Colorado State Rep. Meghan Lukens highlights a $180.79 million boost in school funding and the Outdoor Opportunities Act during the 2026 Legislative Session.

“After 120 days, prime sponsoring of 29 bills and massive progress for Colorado, I am proud of all that we accomplished during the 2026 Legislative Session.”
Meghan Lukens didn’t just survive the fiscal squeeze of the last year. She navigated it. The Colorado State Representative for House District 26 is looking at a legislative record that she argues delivers real dollars to the classroom and keeps the state’s outdoor economy breathing.
The question for locals isn’t whether the money is coming — it’s whether it’s enough to fix the structural cracks in our schools. Lukens says it is. She points to the new School Finance Act as proof that rural communities, including ours, are finally getting their fair share of the pie.
“This year’s School Finance Act delivers across the board,” Lukens said. “It keeps the student-centered formula in place and drives $180.79 million more to our public schools, increasing per-student funding by $449, and bringing total school per-pupil funding to $12,325.”
That $449 bump might sound small on a spreadsheet. But for a district like ours, where property values don’t always match the cost of educating a child, that formula shift matters. Lukens notes that rural communities benefited the most from these changes. It builds on reforms made two years ago, specifically the elimination of the budget stabilization factor and the first update to the funding formula in three decades.

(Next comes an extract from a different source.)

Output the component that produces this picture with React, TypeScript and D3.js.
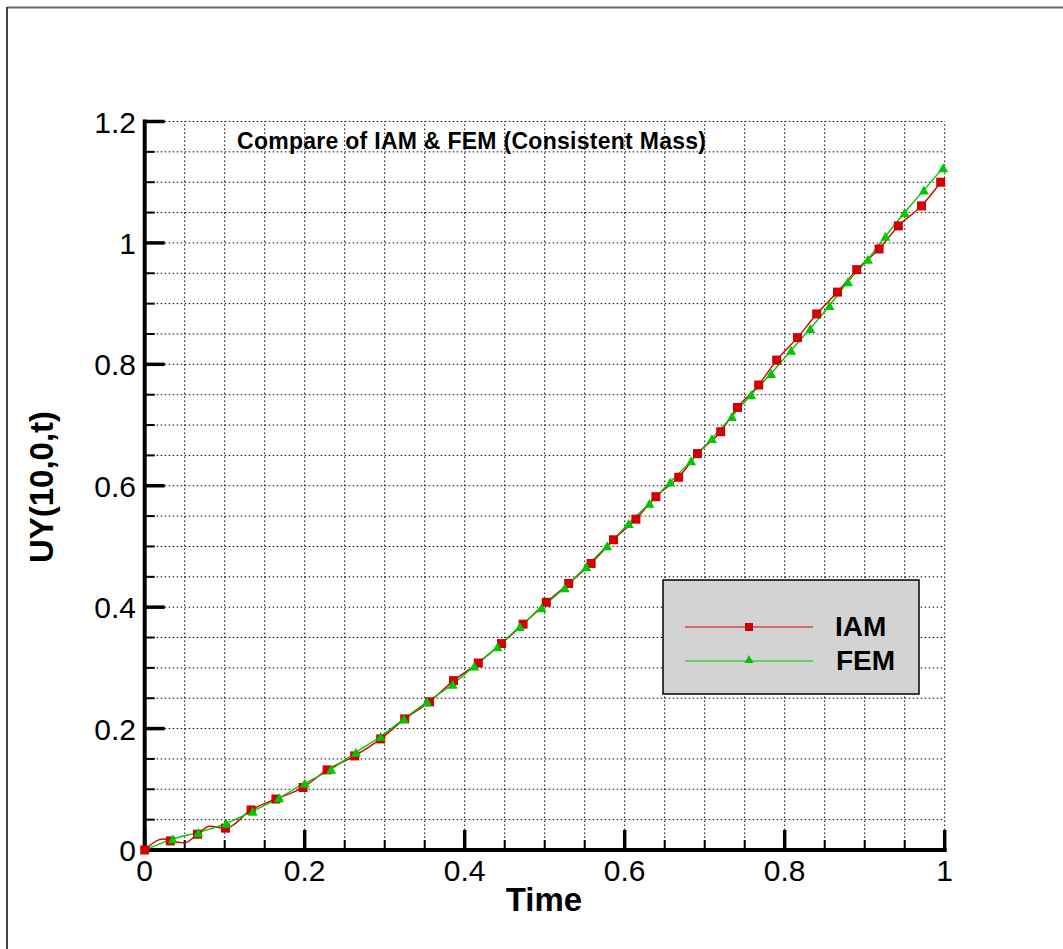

The data supports her claim. Since the 2020-2021 academic year, total program funding has jumped from $7.2 billion to $10.2 billion for the upcoming year. Per-pupil funding has climbed from $8,100 to more than $12,300. Enrollment is declining, yet the pot of money is growing.
But Lukens knows Colorado still has one of the most underfunded education systems in the nation. So, she’s putting the fix in the hands of the voters. She sponsored SB26-135, a referred measure that asks a simple question: should public school funding grow alongside the economy, or stay capped by TABOR?
If approved, that measure would unlock funds specifically for boosting teacher pay, reducing class sizes, and expanding career and technical education. It’s a direct challenge to the revenue cap that has constrained school budgets for years.
Beyond the classroom, Lukens is leaning on the connection between public lands and the wallet. Colorado’s outdoor recreation economy is worth $65.8 billion. That’s not just a tourism stat; that’s the engine that drives hotels, restaurants, and service jobs across the Western Slope.
“The Colorado Outdoor Opportunities Act formalizes Colorado Parks and Wildlife as the lead agency for implementing” protections on public lands, Lukens said. It’s a move to secure the resource base that the local economy relies on.
She also pushed through bills to streamline reporting burdens on schools and help districts fill teaching vacancies faster by accepting out-of-state licensure. It’s practical work. It’s about getting bodies in classrooms and reducing the administrative drag that keeps teachers from teaching.
The work Lukens describes reflects priorities shared in town halls and emails from one end of the district to the other. She claims the bipartisan solutions delivered this session address the issues that actually keep folks up at night: school funding, teacher retention, and the economic viability of the land we live on.
As Lukens puts it, the session “tested us fiscally, but we rose to meet the challenge.”
Whether that challenge translates into better test scores or lower property tax burdens for the next homeowner in Delta County is the next step. But for now, Lukens is banking on the formula changes and the voter-approved funding boost to do the heavy lifting.
“I am especially proud that, even in this difficult budget year, we were able to preserve or increase funding for the vast majority of Colorado school districts,” she said. “Rural communities benefit the most from the student-centered formula.”